很久之后,从楼梯口传来声响,她慢慢走过去,声音是从顶楼传下来的。
踏上台阶,她迈步走到三楼的位置,墙壁上贴着紫色蔷薇花,条状的蓝光闪烁,从右侧传来洗衣机运作的声响。
门是敞开的,男人正站在一个脸盆前,视线平移过来,眉头微蹙。
他踏步走过来,把脚下的棉拖让给她,“穿上。”
蒋孟鸢低头穿上,看他离去,追了过去。
她思考五秒,最后捏拳朝他开口:“今晚我泡够你了,先回南封了。
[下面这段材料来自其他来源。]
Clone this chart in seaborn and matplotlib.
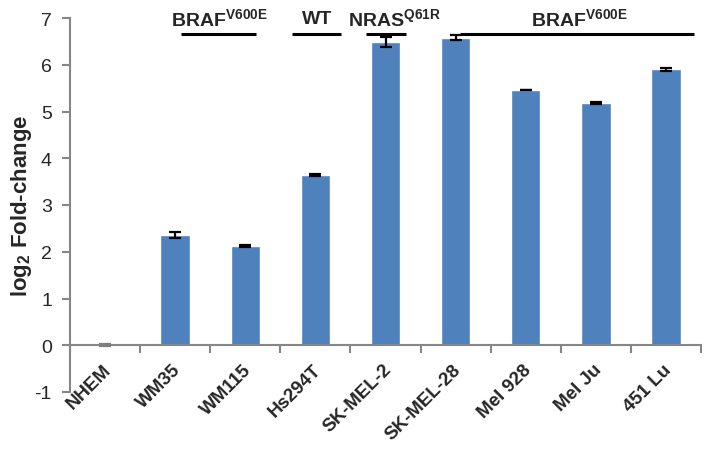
import numpy as np
import pandas as pd
import matplotlib
matplotlib.use("Agg")
import matplotlib.pyplot as plt
import matplotlib.transforms as mtransforms
import seaborn as sns

cells = ["NHEM", "WM35", "WM115", "Hs294T", "SK-MEL-2", "SK-MEL-28", "Mel 928", "Mel Ju", "451 Lu"]
values = [0.0, 2.36, 2.13, 3.64, 6.49, 6.58, 5.46, 5.19, 5.90]
errors = [0.02, 0.07, 0.02, 0.02, 0.10, 0.05, 0.01, 0.02, 0.04]

group_labels = [r"BRAF$^{V600E}$", "WT", r"NRAS$^{Q61R}$", r"BRAF$^{V600E}$"]
group_spans = [(1.08, 2.15), (2.66, 3.36), (3.72, 4.29), (5.06, 8.40)]
group_text_x = [1.63, 3.02, 4.12, 6.76]

sns.set_style("white")
plt.rcParams["font.family"] = ["Liberation Sans", "DejaVu Sans"]
plt.rcParams["axes.unicode_minus"] = False
plt.rcParams["mathtext.fontset"] = "custom"
plt.rcParams["mathtext.rm"] = "Liberation Sans:bold"
plt.rcParams["mathtext.bf"] = "Liberation Sans:bold"
plt.rcParams["mathtext.it"] = "Liberation Sans:bold"
plt.rcParams["mathtext.default"] = "bf"

df = pd.DataFrame({"cell": cells, "value": values})

fig = plt.figure(figsize=(7.14, 4.52), dpi=100)
ax = fig.add_axes([70 / 714, 1 - 393 / 452, 631 / 714, 374 / 452])

sns.barplot(data=df, x="cell", y="value", color="#4F81BD", saturation=1,
            width=0.42, ax=ax, errorbar=None)

xpos = np.arange(len(cells))
ecolors = ["#7f7f7f"] + ["black"] * (len(cells) - 1)
for xi, v, e, c in zip(xpos, values, errors, ecolors):
    ax.errorbar(xi, v, yerr=e, fmt="none", ecolor=c, elinewidth=1.6,
                capsize=4.5, capthick=1.6, zorder=5)

ax.set_xlim(-0.5, len(cells) - 0.5)
ax.set_ylim(-1, 7)
ax.set_yticks(range(-1, 8))
ax.tick_params(axis="y", direction="out", length=6, width=1.5, color="#868686",
               labelsize=14, pad=7, left=True)

for s in ["top", "right"]:
    ax.spines[s].set_visible(False)
for s in ["left", "bottom"]:
    ax.spines[s].set_color("#868686")
    ax.spines[s].set_linewidth(1.5)
ax.spines["bottom"].set_position(("data", 0))

ax.set_xticks(np.arange(-0.5, len(cells), 1.0))
ax.set_xticklabels([])
ax.tick_params(axis="x", which="major", direction="out", length=6, width=1.5,
               color="#868686", bottom=True)
ax.set_xticks(xpos, minor=True)
ax.set_xticklabels(cells, minor=True, rotation=45, ha="right", va="top",
                   rotation_mode="anchor", fontsize=13.5, fontweight="bold")
ax.tick_params(axis="x", which="minor", length=0, pad=11)
offset = mtransforms.ScaledTranslation(-3 / 100, 0, fig.dpi_scale_trans)
for lab in ax.get_xticklabels(minor=True):
    lab.set_transform(lab.get_transform() + offset)

ax.set_xlabel("")
ax.set_ylabel(r"log$_{2}$ Fold-change", fontsize=16, fontweight="bold")
ax.yaxis.set_label_coords(-0.057, 0.5)

for (x0, x1), tx, lab in zip(group_spans, group_text_x, group_labels):
    ax.plot([x0, x1], [6.66, 6.66], color="black", lw=2.2, clip_on=False,
            solid_capstyle="butt")
    ax.text(tx, 6.99, lab, ha="center", va="center", fontsize=14,
            fontweight="bold", clip_on=False)

fig.savefig("out.png", dpi=100)
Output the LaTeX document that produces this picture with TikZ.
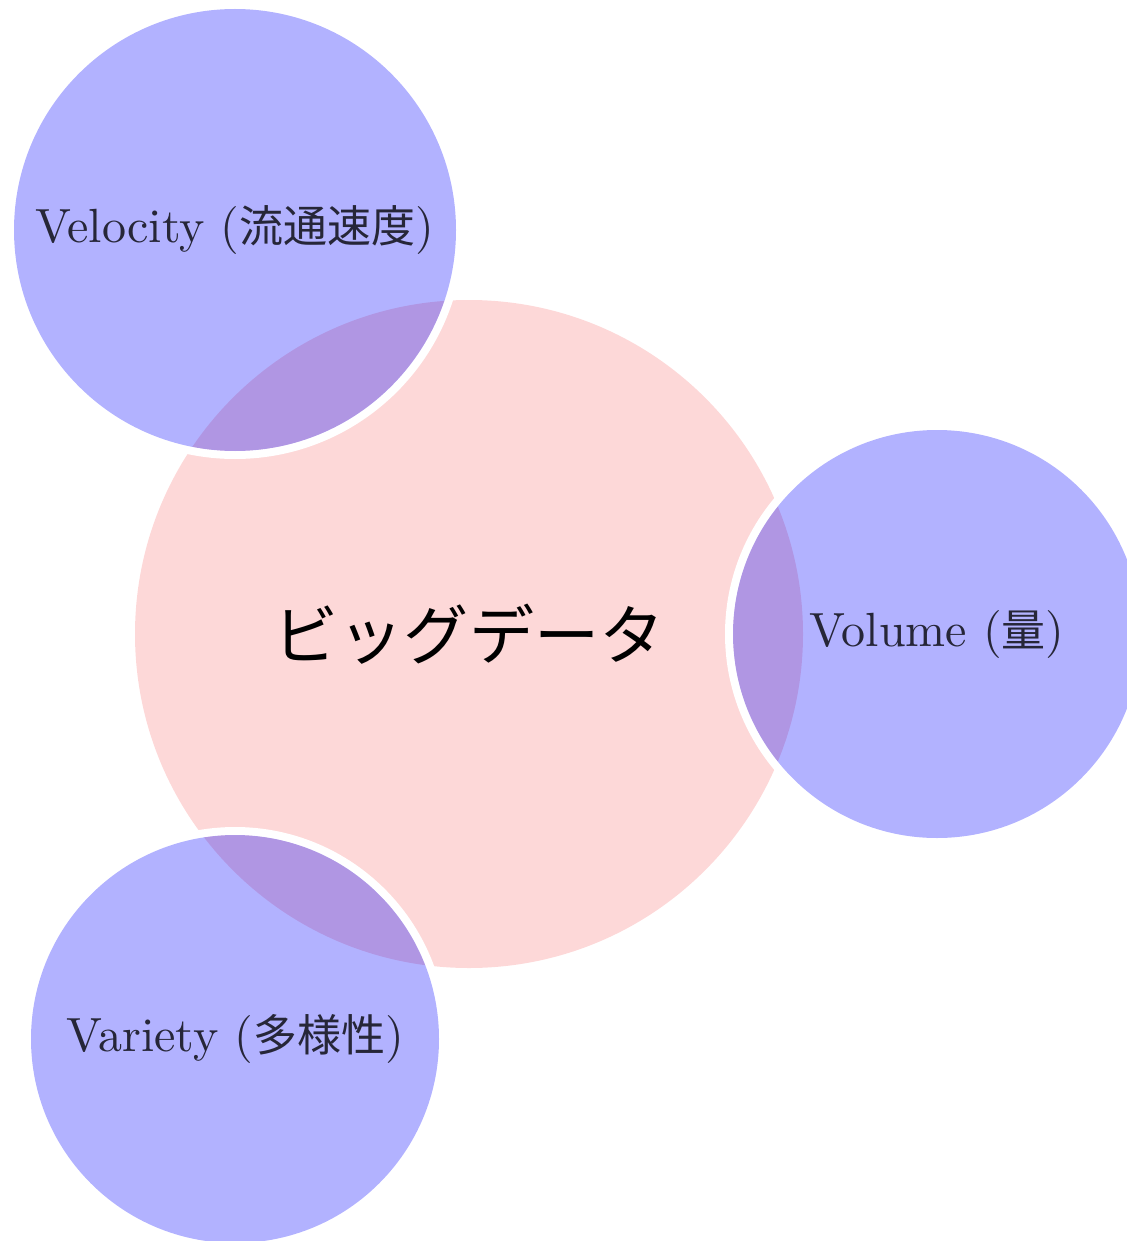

”
既然他想白嫖,那她也就当是场露水情缘、男欢女爱。
反正她身边的哥们儿都这样,司空见惯了。
“啪嗒”一声,她听见了衣服与塑料盆碰撞的声响。
视线下移,脸盆里泡的,是她的粉色内衣。
大色狼。
我尼玛的狗日,瞳孔震颤地注视着他的眼睛,他的眼神平淡得像白开水。
他就这么平静地洗一个女生的内衣,到底是给白月光洗过多少次?脸不红心不跳的!
他岿然不动似青松,她倒是难为情得脸红耳热。
这就是十年阅历的差距吗?
“刚刚你不是被亲得挺舒服的?”周逸哲不理解。
好渣的话,蒋孟鸢思绪顿住,竟然不知道怎么接,站直身体,磕磕巴巴地喊:“你是不是想白嫖我?”
沉默上许久的时间,温柔平静的脸上,浮现出慵懒的笑意,周逸哲支着长腿,靠在台边,“所以,你觉得我是这种人?能随随便便就和别人接吻?不负责任?”
他做得出来,且证据确凿。蒋孟鸢点头。
应该是她身边有太多这样的例子,竟也把他归为同类了。